A solar-powered plane attempting to fly around the world is to make an unscheduled landing on the Japanese island of Nagoya. Risky weather conditions over the Pacific forced the Solar Impulse team to delay the next leg.

The Swiss Pilot Andre Borschberg

took off Sunday from Nanjing, China

(pictured), on the longest and most dangerous leg of Solar Impulse 2's trip: across the Pacific Ocean to Hawaii.

But, after more than 30 hours in the sky, the team behind the venture said the plane would instead land in Nagoya, Japan. It's expected to touch down there after 10 p.m. local time (13 UTC).

"We saw this morning that it was not possible anymore to cross the front of bad weather, so we decided to make an intermediate landing in Nagoya," Bertrand Piccard, the project's co-founder, told DW from the mission control center in Monaco on Monday.

"The plane would have gone through big clouds, heavy turbulence, rain, ice, and probably would have drowned," Piccard said.

"We would have lost the airplane, and the pilot would have jumped with a parachute, which is clearly not what we are hoping for."

The project's control center is now preparing for the landing in Nagoya, after managing to clear the last-minute route change with Japanese authorities.

'No way back'

The plane set off from Abu Dhabi in March and is scheduled to return there in July or early August. It has so far stopped in Oman, India, Myanmar and China.

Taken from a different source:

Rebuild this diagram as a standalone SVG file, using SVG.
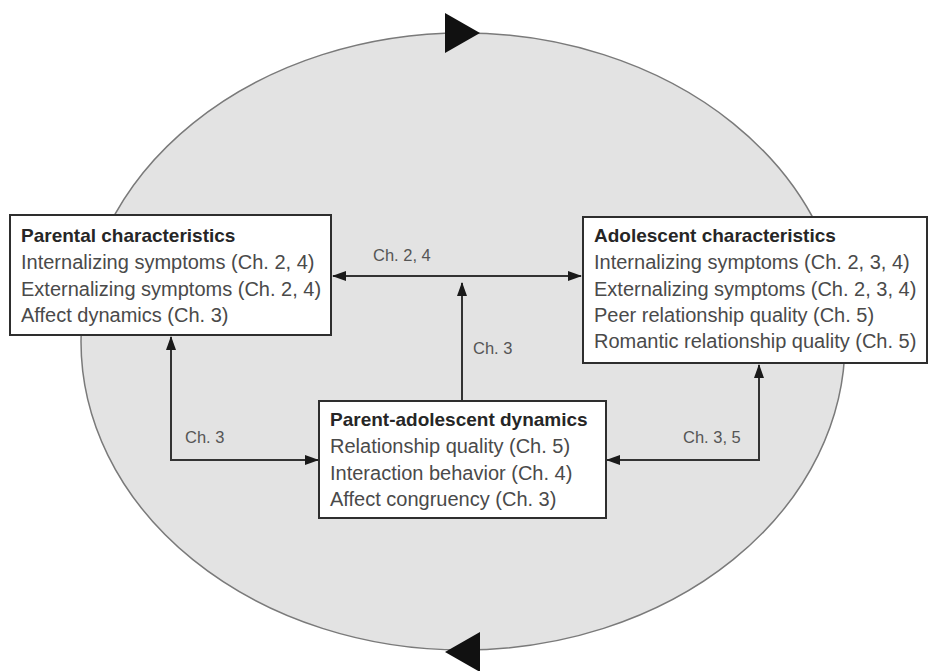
<svg xmlns="http://www.w3.org/2000/svg" width="928" height="671" viewBox="0 0 928 671">
<defs>
<style>
.box{fill:#fff;stroke:#2e2e2e;stroke-width:2}
.t{font-family:"Liberation Sans",Arial,sans-serif;font-size:20px;fill:#4a4a4a}
.h{font-family:"Liberation Sans",Arial,sans-serif;font-size:19px;font-weight:bold;fill:#262626}
.lbl{font-family:"Liberation Sans",Arial,sans-serif;font-size:16.5px;fill:#555}
.c{fill:none;stroke:#333;stroke-width:2}
</style>
<marker id="ah" viewBox="0 0 14 10" refX="13" refY="5" markerWidth="14" markerHeight="10" markerUnits="userSpaceOnUse" orient="auto-start-reverse">
<path d="M0,0 L14,5 L0,10 Z" fill="#1a1a1a"/>
</marker>
</defs>
<rect width="928" height="671" fill="#fff"/>
<g id="cycle">
<ellipse cx="463" cy="341.5" rx="382" ry="308.5" fill="#e3e3e3" stroke="#7a7a7a" stroke-width="1.5"/>
<polygon points="445,13 480,33 445,53" fill="#111"/>
<polygon points="480,632 445,652 480,672" fill="#111"/>
</g>
<g id="connectors">
<line class="c" x1="333" y1="276" x2="581" y2="276" marker-start="url(#ah)" marker-end="url(#ah)"/>
<line class="c" x1="462" y1="401" x2="462" y2="283" marker-end="url(#ah)"/>
<polyline class="c" points="171,337 171,460 318,460" marker-start="url(#ah)" marker-end="url(#ah)"/>
<polyline class="c" points="759,365 759,460 607,460" marker-start="url(#ah)" marker-end="url(#ah)"/>
<text class="lbl" x="373" y="261">Ch. 2, 4</text>
<text class="lbl" x="473" y="354">Ch. 3</text>
<text class="lbl" x="185" y="443">Ch. 3</text>
<text class="lbl" x="683" y="443">Ch. 3, 5</text>
</g>
<g id="parental">
<rect class="box" x="10" y="215" width="321" height="120"/>
<text class="h" x="21" y="242">Parental characteristics</text>
<text class="t" x="21" y="269">Internalizing symptoms (Ch. 2, 4)</text>
<text class="t" x="21" y="296">Externalizing symptoms (Ch. 2, 4)</text>
<text class="t" x="21" y="322">Affect dynamics (Ch. 3)</text>
</g>
<g id="adolescent">
<rect class="box" x="583" y="217" width="344" height="146"/>
<text class="h" x="594" y="242">Adolescent characteristics</text>
<text class="t" x="594" y="269">Internalizing symptoms (Ch. 2, 3, 4)</text>
<text class="t" x="594" y="296">Externalizing symptoms (Ch. 2, 3, 4)</text>
<text class="t" x="594" y="322">Peer relationship quality (Ch. 5)</text>
<text class="t" x="594" y="348">Romantic relationship quality (Ch. 5)</text>
</g>
<g id="dynamics">
<rect class="box" x="319" y="401" width="287" height="117"/>
<text class="h" x="330" y="426">Parent-adolescent dynamics</text>
<text class="t" x="330" y="453">Relationship quality (Ch. 5)</text>
<text class="t" x="330" y="480">Interaction behavior (Ch. 4)</text>
<text class="t" x="330" y="506">Affect congruency (Ch. 3)</text>
</g>
</svg>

The 8,175-kilometer (5,079-mile) journey across the Pacific, lasting around six days, would have been the plane's first ocean crossing.

Before leaving Nanjing, 62-year-old Borschberg had cited Japan as a possible stopover in case of emergency.

"As soon as we leave this part of the world, then afterwards we are in the open sea," Borschberg said. "There is no way to come back."

The round-the-world journey had been broken down into 12 legs, with a total flight time of 25 days. Once the plane arrives in Hawaii, Piccard is expected to take over for the next flight to the US mainland.

Solar Impulse 2, part of a project to promote green energy, relies on more than 17,000 cells charged by the sun's energy.